On 22/01/2024 19:23, Robert Haas wrote:
> In the case of this particular patch, I think the problem is that
> there's no consensus on the design. There's not a ton of debate on
> this thread, but thread [1] linked in the original post contains a lot
> of vigorous debate about what the right thing to do is here and I
> don't believe we reached any meeting of the minds.
Yeah, so it seems.
> It looks like I never replied to
> https://www.postgresql.org/message-id/20221019192130.ebjbycpw6bzjry4v%40awork3.anarazel.de
> but, FWIW, I agree with Andres that applying the same technique to
> multiple fields that are stored together (DB OID, TS OID, rel #, block
> #) is unlikely in practice to produce many cases that regress. But the
> question for this thread is really more about whether we're OK with
> using ad-hoc bit swizzling to reduce the size of xlog records or
> whether we want to insist on the use of a uniform varint encoding.
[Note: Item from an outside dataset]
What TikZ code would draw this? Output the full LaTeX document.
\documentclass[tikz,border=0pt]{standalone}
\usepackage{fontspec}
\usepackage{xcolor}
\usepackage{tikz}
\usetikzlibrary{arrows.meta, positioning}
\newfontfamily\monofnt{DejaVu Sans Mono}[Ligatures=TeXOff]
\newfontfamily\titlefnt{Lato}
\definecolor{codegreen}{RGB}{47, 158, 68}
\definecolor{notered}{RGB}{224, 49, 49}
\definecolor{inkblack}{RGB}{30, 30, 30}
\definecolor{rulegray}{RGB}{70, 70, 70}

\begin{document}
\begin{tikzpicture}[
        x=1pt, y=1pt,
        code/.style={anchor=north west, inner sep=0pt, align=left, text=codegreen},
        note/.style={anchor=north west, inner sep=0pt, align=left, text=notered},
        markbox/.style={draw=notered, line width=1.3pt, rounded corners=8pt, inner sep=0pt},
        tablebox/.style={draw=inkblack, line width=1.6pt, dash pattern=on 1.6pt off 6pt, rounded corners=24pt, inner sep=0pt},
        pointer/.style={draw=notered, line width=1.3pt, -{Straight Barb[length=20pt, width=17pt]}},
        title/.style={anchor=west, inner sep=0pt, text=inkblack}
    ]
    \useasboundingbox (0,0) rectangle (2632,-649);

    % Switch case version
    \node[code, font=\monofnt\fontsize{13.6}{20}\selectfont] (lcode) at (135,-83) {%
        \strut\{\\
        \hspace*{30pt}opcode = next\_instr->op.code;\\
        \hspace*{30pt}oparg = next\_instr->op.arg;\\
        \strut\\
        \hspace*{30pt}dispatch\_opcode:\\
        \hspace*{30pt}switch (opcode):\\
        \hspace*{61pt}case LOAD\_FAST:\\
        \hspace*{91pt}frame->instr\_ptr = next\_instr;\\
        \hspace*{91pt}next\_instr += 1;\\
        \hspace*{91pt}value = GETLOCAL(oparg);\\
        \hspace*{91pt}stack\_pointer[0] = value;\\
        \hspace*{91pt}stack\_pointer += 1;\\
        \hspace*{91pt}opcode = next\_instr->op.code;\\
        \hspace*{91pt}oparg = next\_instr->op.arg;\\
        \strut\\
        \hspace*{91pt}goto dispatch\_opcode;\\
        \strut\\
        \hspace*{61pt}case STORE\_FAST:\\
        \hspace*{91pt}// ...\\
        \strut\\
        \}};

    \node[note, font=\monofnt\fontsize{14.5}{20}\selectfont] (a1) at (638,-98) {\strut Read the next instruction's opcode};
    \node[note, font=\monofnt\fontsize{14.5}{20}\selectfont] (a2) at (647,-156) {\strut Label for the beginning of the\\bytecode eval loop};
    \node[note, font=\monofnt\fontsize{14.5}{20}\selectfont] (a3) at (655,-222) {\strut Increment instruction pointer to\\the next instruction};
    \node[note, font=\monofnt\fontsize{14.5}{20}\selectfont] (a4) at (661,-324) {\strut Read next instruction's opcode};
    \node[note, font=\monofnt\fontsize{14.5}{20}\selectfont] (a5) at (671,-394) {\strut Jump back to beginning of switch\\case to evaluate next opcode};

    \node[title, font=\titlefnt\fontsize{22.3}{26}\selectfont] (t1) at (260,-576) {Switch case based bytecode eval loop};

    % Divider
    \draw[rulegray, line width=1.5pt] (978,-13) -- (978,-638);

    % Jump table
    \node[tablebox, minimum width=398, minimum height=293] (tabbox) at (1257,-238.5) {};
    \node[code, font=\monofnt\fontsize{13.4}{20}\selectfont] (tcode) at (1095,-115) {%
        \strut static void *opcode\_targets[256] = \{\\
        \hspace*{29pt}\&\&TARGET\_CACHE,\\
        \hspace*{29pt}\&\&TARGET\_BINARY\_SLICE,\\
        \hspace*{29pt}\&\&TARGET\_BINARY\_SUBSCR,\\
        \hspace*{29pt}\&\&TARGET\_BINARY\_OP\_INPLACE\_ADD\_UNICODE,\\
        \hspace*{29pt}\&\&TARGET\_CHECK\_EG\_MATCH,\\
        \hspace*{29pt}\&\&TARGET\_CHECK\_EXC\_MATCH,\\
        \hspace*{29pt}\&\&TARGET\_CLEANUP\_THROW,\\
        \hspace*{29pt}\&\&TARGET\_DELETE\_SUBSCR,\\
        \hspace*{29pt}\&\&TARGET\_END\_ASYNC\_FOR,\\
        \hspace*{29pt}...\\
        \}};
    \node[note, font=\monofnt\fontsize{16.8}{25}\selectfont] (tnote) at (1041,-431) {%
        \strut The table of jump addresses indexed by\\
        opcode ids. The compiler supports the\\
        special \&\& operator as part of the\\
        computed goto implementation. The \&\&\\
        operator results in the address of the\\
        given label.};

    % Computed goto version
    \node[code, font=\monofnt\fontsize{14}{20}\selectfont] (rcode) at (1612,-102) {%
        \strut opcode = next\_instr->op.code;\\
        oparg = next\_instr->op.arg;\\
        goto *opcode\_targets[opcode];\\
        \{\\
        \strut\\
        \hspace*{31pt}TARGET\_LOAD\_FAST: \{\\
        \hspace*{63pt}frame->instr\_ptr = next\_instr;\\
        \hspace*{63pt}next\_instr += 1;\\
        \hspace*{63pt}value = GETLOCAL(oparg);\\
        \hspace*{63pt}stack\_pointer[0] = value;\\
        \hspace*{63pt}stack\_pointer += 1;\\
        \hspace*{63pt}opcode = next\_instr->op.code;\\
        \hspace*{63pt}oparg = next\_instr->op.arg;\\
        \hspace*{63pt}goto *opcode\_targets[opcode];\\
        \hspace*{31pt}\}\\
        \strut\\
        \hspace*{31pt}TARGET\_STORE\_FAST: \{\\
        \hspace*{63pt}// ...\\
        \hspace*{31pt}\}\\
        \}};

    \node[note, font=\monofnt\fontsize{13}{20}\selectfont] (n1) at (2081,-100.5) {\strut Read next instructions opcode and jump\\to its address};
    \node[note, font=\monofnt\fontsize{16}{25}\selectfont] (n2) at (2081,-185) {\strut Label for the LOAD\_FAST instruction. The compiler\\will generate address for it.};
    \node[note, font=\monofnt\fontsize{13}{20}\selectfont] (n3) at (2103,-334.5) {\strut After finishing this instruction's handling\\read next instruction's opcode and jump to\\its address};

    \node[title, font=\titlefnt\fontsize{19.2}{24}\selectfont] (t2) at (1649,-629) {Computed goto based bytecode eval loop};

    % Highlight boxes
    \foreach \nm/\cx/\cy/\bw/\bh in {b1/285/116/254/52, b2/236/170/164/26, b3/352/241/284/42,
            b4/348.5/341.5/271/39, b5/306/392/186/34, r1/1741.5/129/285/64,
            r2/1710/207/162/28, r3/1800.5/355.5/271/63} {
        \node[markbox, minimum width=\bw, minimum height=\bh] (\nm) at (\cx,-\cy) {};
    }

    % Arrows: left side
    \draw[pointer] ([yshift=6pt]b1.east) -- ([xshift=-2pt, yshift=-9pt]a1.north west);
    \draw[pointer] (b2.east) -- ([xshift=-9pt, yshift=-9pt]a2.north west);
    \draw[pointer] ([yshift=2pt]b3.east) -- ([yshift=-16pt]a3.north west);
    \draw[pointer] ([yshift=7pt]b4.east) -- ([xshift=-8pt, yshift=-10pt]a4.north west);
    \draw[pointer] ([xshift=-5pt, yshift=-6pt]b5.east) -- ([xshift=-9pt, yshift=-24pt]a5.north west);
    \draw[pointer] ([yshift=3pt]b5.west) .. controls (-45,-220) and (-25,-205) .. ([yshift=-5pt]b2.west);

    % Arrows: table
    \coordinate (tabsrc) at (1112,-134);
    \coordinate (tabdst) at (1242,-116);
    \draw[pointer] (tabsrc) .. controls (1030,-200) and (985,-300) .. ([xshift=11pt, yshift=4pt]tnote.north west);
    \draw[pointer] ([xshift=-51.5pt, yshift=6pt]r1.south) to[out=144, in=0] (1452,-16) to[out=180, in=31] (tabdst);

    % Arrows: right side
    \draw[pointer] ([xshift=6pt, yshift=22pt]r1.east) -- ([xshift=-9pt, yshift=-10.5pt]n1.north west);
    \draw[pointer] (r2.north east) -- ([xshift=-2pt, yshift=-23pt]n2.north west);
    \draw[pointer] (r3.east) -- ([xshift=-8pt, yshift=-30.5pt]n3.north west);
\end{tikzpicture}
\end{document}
> Heikki and Andres both seem to favor the latter. IIRC, I was initially
> more optimistic about ad-hoc bit swizzling being a potentially
> acceptable technique, but I'm not convinced enough about it to argue
> against two very smart committers both of whom know more about
> micro-optimizing performance than I do, and nobody else seems to
> making this argument on this thread either, so I just don't really see
> how this patch is ever going to go anywhere in its current form.
I don't have a clear idea of how to proceed with this either. Some
thoughts I have:
Using varint encoding makes sense for length fields. The common values
are small, and if a length of anything is large, then the size of the
length field itself is insignificant compared to the actual data.
I don't like using varint encoding for OID. They might be small in
common cases, but it feels wrong to rely on that. They're just arbitrary
numbers. We could pick them randomly, it's just an implementation detail
that we use a counter to choose the next one. I really dislike the idea
that someone would do a pg_dump + restore, just to get smaller OIDs and
smaller WAL as a result.
It does make sense to have a fast-path (small-path?) for 0 OIDs though.
To shrink OIDs fields, you could refer to earlier WAL records. A special
value for "same relation as in previous record", or something like that.
Now we're just re-inventing LZ-style compression though. Might as well
use LZ4 or Snappy or something to compress the whole WAL stream. It's a
bit tricky to get the crash-safety right, but shouldn't be impossible.
Has anyone seriously considered implementing wholesale compression of WAL?